▸ STATED PROBLEM
From the first line of the data below through the line bearing "fig = plt.figure(figsize=(W", reproduce each line exactly; do not include pictures.

------------------------------------------------

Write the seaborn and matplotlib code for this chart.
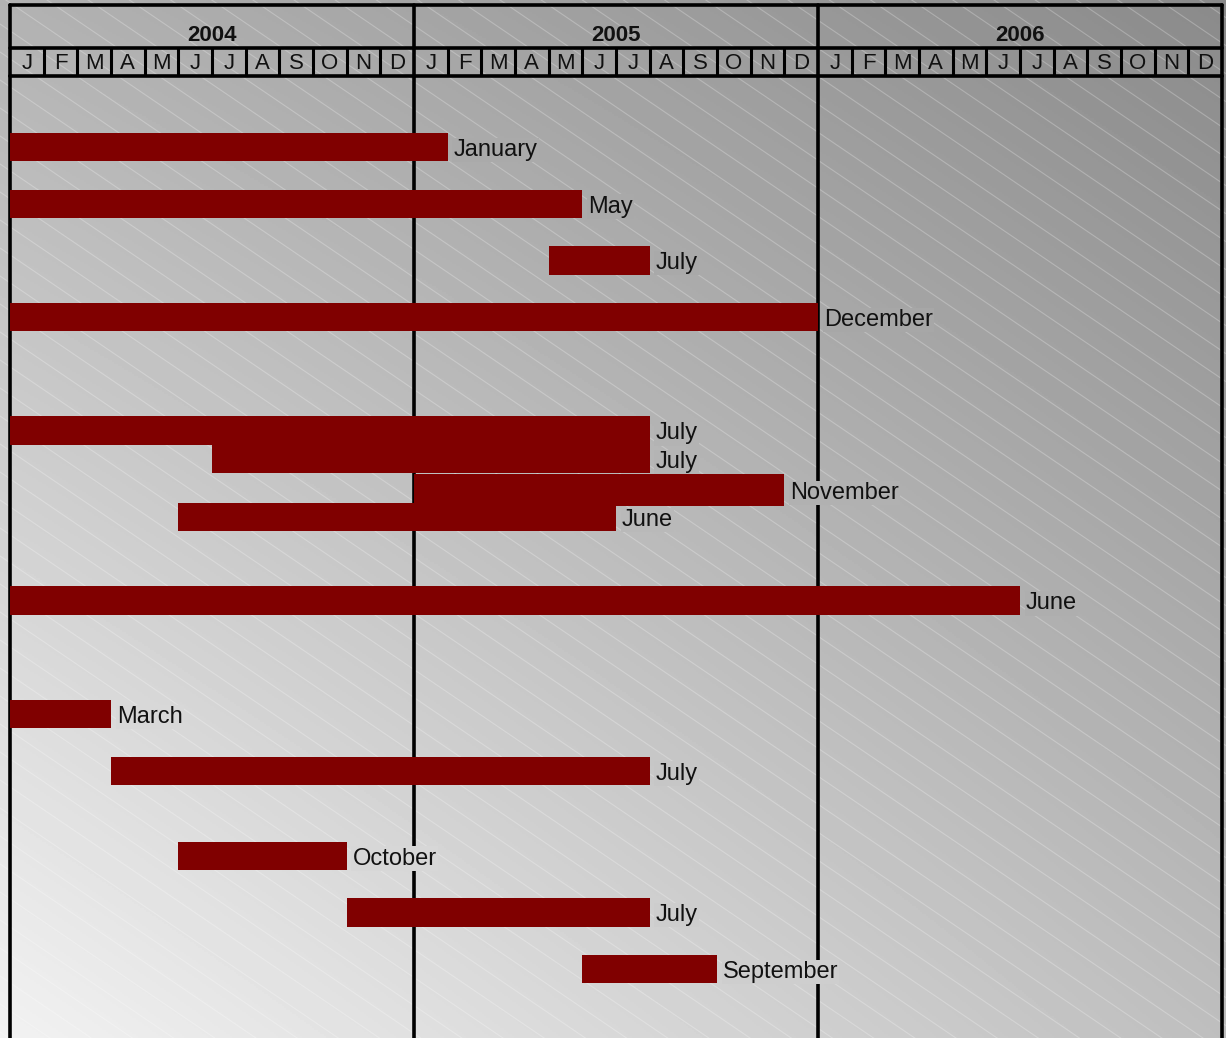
import numpy as np
import seaborn as sns
import matplotlib.pyplot as plt

# =========================
# Data (month index: 0 = Jan 2004, end is exclusive)
# =========================
years = ["2004", "2005", "2006"]
month_letters = ["J", "F", "M", "A", "M", "J", "J", "A", "S", "O", "N", "D"]

bar_start = [0, 0, 16, 0, 0, 6, 12, 5, 0, 0, 3, 5, 10, 17]
bar_end = [13, 17, 19, 24, 19, 19, 23, 18, 30, 3, 19, 10, 19, 21]
bar_row = [0, 1, 2, 3, 5, 5.5, 6.05, 6.53, 8, 10, 11, 12.5, 13.5, 14.5]
bar_height = [0.5, 0.5, 0.5, 0.5, 0.5, 0.5, 0.55, 0.5, 0.5, 0.5, 0.5, 0.5, 0.5, 0.5]
bar_label = ["January", "May", "July", "December", "July", "July", "November",
             "June", "June", "March", "July", "October", "July", "September"]

BAR_COLOR = "#800000"

# =========================
# Style
# =========================
sns.set_theme(style="white")
plt.rcParams["font.family"] = ["Liberation Sans", "DejaVu Sans"]

W, H = 1226, 1038
fig = plt.figure(figsize=(W / 100, H / 100), dpi=100)

# gradient background (light bottom-left, dark top-right)
TL, TR, BL, BR = 178, 138, 242, 190


def bg_value(px, py):
    u = px / W
    v = py / H
    top = TL + (TR - TL) * u
    bot = BL + (BR - BL) * u
    return (top + (bot - top) * v) / 255.0


gx, gy = np.meshgrid(np.arange(0, W, 2), np.arange(0, H, 2))
grad = bg_value(gx, gy)

bg = fig.add_axes([0, 0, 1, 1])
bg.imshow(grad, cmap="gray", vmin=0, vmax=1, extent=[0, W, H, 0], aspect="auto")
xs = np.array([0, W])
for c in np.arange(-900, H + 40, 28):
    bg.plot(xs, 0.68 * xs + c, color="white", lw=0.8, alpha=0.25)
bg.set_xlim(0, W)
bg.set_ylim(H, 0)
bg.axis("off")

# layout in pixels
X0, X1 = 10, 1222
HEAD_TOP, HEAD_MID, HEAD_BOT = 5, 48, 76
n_months = 12 * len(years)

# =========================
# Header
# =========================
hax = fig.add_axes([X0 / W, 1 - HEAD_BOT / H, (X1 - X0) / W, (HEAD_BOT - HEAD_TOP) / H])
hax.set_xlim(0, n_months)
hax.set_ylim(0, 1)
hax.axis("off")
mid = (HEAD_BOT - HEAD_MID) / (HEAD_BOT - HEAD_TOP)
for yv in [0, mid, 1]:
    hax.axhline(yv, color="black", lw=2.6, clip_on=False)
for m in range(n_months + 1):
    if m % 12 == 0:
        hax.axvline(m, color="black", lw=2.6, clip_on=False)
    else:
        hax.plot([m, m], [0, mid], color="black", lw=2.2)
for i, yr in enumerate(years):
    hax.text(12 * i + 6, 0.57, yr, ha="center", va="center",
             fontsize=16, fontweight="bold", color="#111111")
    for j, ml in enumerate(month_letters):
        hax.text(12 * i + j + 0.5, 0.17, ml, ha="center", va="center",
                 fontsize=16, color="#111111")

# =========================
# Bars
# =========================
ROW0, ROW_STEP = 147, 56.7
ax = fig.add_axes([X0 / W, 0, (X1 - X0) / W, (H - HEAD_BOT) / H])
ax.patch.set_alpha(0)
ax.set_xlim(0, n_months)
ax.set_ylim((H - ROW0) / ROW_STEP, (HEAD_BOT - ROW0) / ROW_STEP)
for m in range(0, n_months + 1, 12):
    ax.axvline(m, color="black", lw=2.6, zorder=1, clip_on=False)

widths = [e - s for s, e in zip(bar_start, bar_end)]
ax.barh(bar_row, widths, left=bar_start, height=bar_height,
        color=BAR_COLOR, edgecolor="none", zorder=3)

for s, e, r, lab in zip(bar_start, bar_end, bar_row, bar_label):
    px = X0 + (e + 1.5) * (X1 - X0) / n_months
    py = ROW0 + r * ROW_STEP
    g = bg_value(px, py)
    ax.text(e + 0.17, r + 0.05, lab, ha="left", va="center", fontsize=17,
            color="#111111", zorder=4,
            bbox=dict(boxstyle="square,pad=0.05", facecolor=(g, g, g), edgecolor="none"))

ax.axis("off")

plt.savefig("out.png", dpi=100)
plt.close()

------------------------------------------------

▸ RESULT OF THIS EXERCISE
Write the seaborn and matplotlib code for this chart.
import numpy as np
import seaborn as sns
import matplotlib.pyplot as plt

# =========================
# Data (month index: 0 = Jan 2004, end is exclusive)
# =========================
years = ["2004", "2005", "2006"]
month_letters = ["J", "F", "M", "A", "M", "J", "J", "A", "S", "O", "N", "D"]

bar_start = [0, 0, 16, 0, 0, 6, 12, 5, 0, 0, 3, 5, 10, 17]
bar_end = [13, 17, 19, 24, 19, 19, 23, 18, 30, 3, 19, 10, 19, 21]
bar_row = [0, 1, 2, 3, 5, 5.5, 6.05, 6.53, 8, 10, 11, 12.5, 13.5, 14.5]
bar_height = [0.5, 0.5, 0.5, 0.5, 0.5, 0.5, 0.55, 0.5, 0.5, 0.5, 0.5, 0.5, 0.5, 0.5]
bar_label = ["January", "May", "July", "December", "July", "July", "November",
             "June", "June", "March", "July", "October", "July", "September"]

BAR_COLOR = "#800000"

# =========================
# Style
# =========================
sns.set_theme(style="white")
plt.rcParams["font.family"] = ["Liberation Sans", "DejaVu Sans"]

W, H = 1226, 1038
fig = plt.figure(figsize=(W / 100, H / 100), dpi=100)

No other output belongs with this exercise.